И Кинасян пополз. Пополз и задел рукой сигнальную жилу. Белая ракета взвилась в дождевую мглу, осветив все мертвенным светом. Наумов успел затолкнуть друга в какую-то воронку до того, как с одной и с другой передовой по направлению к ним протянулись сверкающие нити трассирующих пуль. Лишь под утро стрельба стихла.

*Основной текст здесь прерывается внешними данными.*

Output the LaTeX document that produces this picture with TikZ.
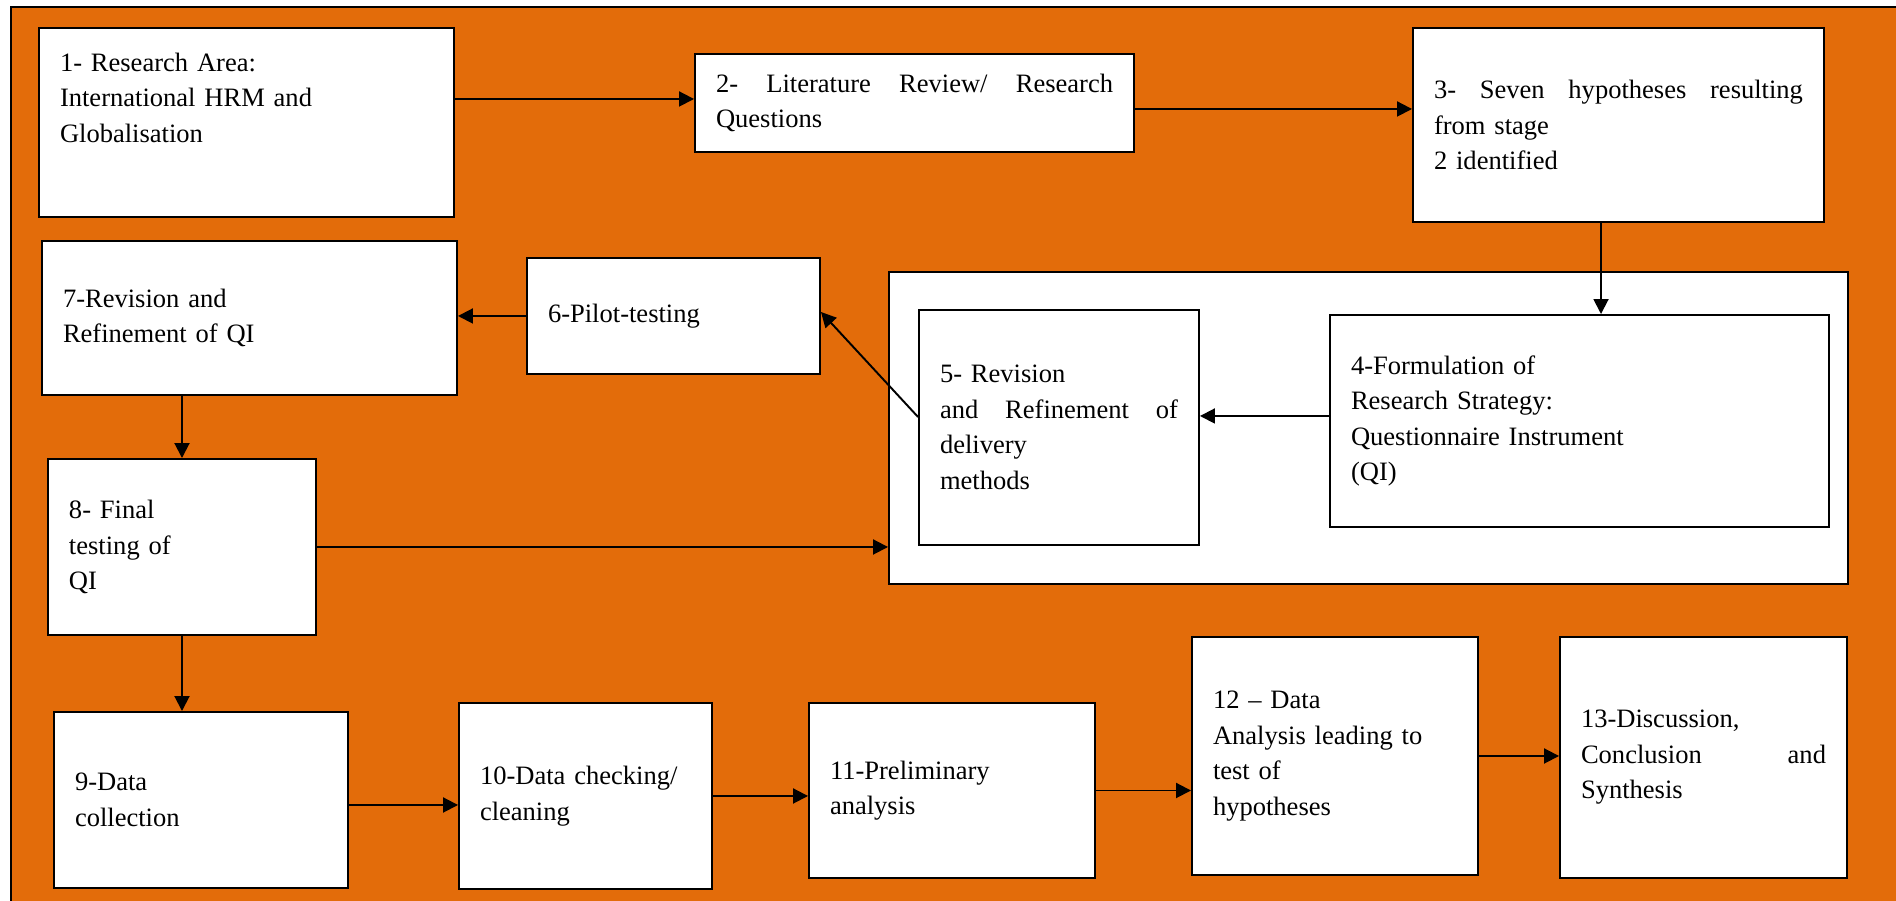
\documentclass[tikz,border=0pt]{standalone}
\usepackage{fontspec}
\setmainfont{Liberation Serif}
\usetikzlibrary{arrows.meta}
\definecolor{stageorange}{HTML}{E36C0A}
\tikzset{
  stage/.style={draw, fill=white, line width=1.1pt, inner xsep=0.42cm, inner ysep=0.1cm,
    align=left, font=\rmfamily\fontsize{15.1}{20.2}\selectfont},
  flow/.style={-{Triangle[length=0.3cm,width=0.3cm]}, line width=1.1pt}
}
\begin{document}
\begin{tikzpicture}
\useasboundingbox (0,0) rectangle (37.92,18.02);
\fill[stageorange] (0.22,0) rectangle (37.92,17.88);
\draw[line width=1.2pt] (0.22,0) -- (0.22,17.88) -- (37.92,17.88);

% top row
\node[stage, text width=7.46cm, minimum height=3.78cm] (n1) at (4.93,15.57)
  {1- Research Area:\\International HRM and\\Globalisation\\[0.29cm]\mbox{}};
\node[stage, text width=7.94cm, minimum height=1.96cm] (n2) at (18.29,15.96)
  {2-\hfill Literature\hfill Review/\hfill Research\\Questions};
\node[stage, text width=7.38cm, minimum height=3.88cm] (n3) at (32.37,15.52)
  {3-\hfill Seven\hfill hypotheses\hfill resulting\\from stage\\2 identified};

% research strategy block
\node[draw, fill=white, line width=1.1pt, minimum width=19.18cm, minimum height=6.24cm] (strategy) at (27.37,9.46) {};
\node[stage, text width=9.14cm, minimum height=4.24cm] (n4) at (31.59,9.60)
  {4-Formulation of\\Research Strategy:\\Questionnaire Instrument\\(QI)};
\node[stage, text width=4.76cm, minimum height=4.70cm] (n5) at (21.18,9.47)
  {5- Revision\\and\hfill Refinement\hfill of\\delivery\\methods};
\node[stage, text width=5.02cm, minimum height=2.32cm] (n6) at (13.47,11.70)
  {6-Pilot-testing};
\node[stage, text width=7.46cm, minimum height=3.08cm] (n7) at (4.99,11.66)
  {7-Revision and\\Refinement of QI};
\node[stage, text width=4.52cm, minimum height=3.52cm] (n8) at (3.64,7.08)
  {8- Final\\testing of\\QI};

% bottom row
\node[stage, text width=5.04cm, minimum height=3.52cm] (n9) at (4.02,2.02)
  {9-Data\\collection};
\node[stage, text width=4.22cm, minimum height=3.72cm] (n10) at (11.71,2.10)
  {10-Data checking/\\cleaning};
\node[stage, text width=4.88cm, minimum height=3.50cm] (n11) at (19.04,2.21)
  {11-Preliminary\\analysis};
\node[stage, text width=4.88cm, minimum height=4.76cm] (n12) at (26.70,2.90)
  {12 – Data\\Analysis leading to\\test of\\hypotheses};
\node[stage, text width=4.90cm, minimum height=4.82cm] (n13) at (34.07,2.87)
  {13-Discussion,\\Conclusion\hfill and\\Synthesis};

% connectors
\coordinate (a12) at ([yshift=0.08cm]n2.west);
\draw[flow] (a12 -| n1.east) -- (a12);
\coordinate (a23) at ([yshift=-0.12cm]n2.east);
\draw[flow] (a23) -- (a23 -| n3.west);
\coordinate (a34) at ([xshift=-0.35cm]n3.south);
\draw[flow] (a34) -- (a34 |- n4.north);
\coordinate (a45) at ([yshift=0.1cm]n4.west);
\draw[flow] (a45) -- (a45 -| n5.east);
\draw[flow] ([yshift=0.21cm]n5.west) -- ([yshift=0.08cm]n6.east);
\draw[flow] (n6.west) -- (n6.west -| n7.east);
\draw[flow] (n8.north |- n7.south) -- (n8.north);
\draw[flow] (n8.east) -- (n8.east -| strategy.west);
\draw[flow] (n8.south) -- (n8.south |- n9.north);
\coordinate (a910) at ([yshift=-0.1cm]n9.east);
\draw[flow] (a910) -- (a910 -| n10.west);
\draw[flow] (n10.east) -- (n10.east -| n11.west);
\draw[flow] (n11.east) -- (n11.east -| n12.west);
\draw[flow] (n12.east) -- (n12.east -| n13.west);
\end{tikzpicture}
\end{document}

А на рассвете часовой из нашего передового охранения отпрянул и судорожно схватился за винтовку: перед ним из кустов возник, будто вырос из-под земли, заросший до самых глаз истощенный человек в обрывках красноармейской формы. На спине он тащил еще более заросшего и страшного человека. И услышал часовой хриплый голос:
— Свои. Не стреляй, зови начальство.
Ну, а по прошествии времени из тыла подошла польская фура, на нее уложили двух друзей. Им повезло: они выползли в расположение именно своего батальона. На радостях солдаты не пожалели заветных запасов, которые хранятся до случая на дне вещевых мешков, именуемых на солдатском языке сидорами. Друзья так плотно закусили и выпили, что их сонными доставили в медсанбат, находившийся на окраине этой самой Дембицы, где мы живем.
Необыкновенное происшествие это закончилось с неделю назад. Два наших Саши — майор Шабанов и майор Навозов — сообщили о нем в Советское информбюро. Третий наш Саша, известный фоторепортер, правдист, капитан Устинов, снял друзей в госпитале. Ну, а я написал о них корреспонденцию. Озаглавил я ее любимой фразой сержанта Ивана Наумова "Смерть нас еще подождет", послал вместе с ней и устиновские негативы. Боюсь, однако, что начальник военного отдела «Правды» генерал Галактионов, мужчина, к нашему брату литератору весьма строгий, заголовок этот забракует, найдя в нем элементы недопустимого фатализма, а снимки и вовсе не дадут, ибо сержант Иван Наумов и рядовой Атык Кинасян, как ни трудился над ними Устинов, подыскивая подходящий ракурс, выглядят далеко не так, как полагается выглядеть по уставу бойцам доблестной Красной Армии.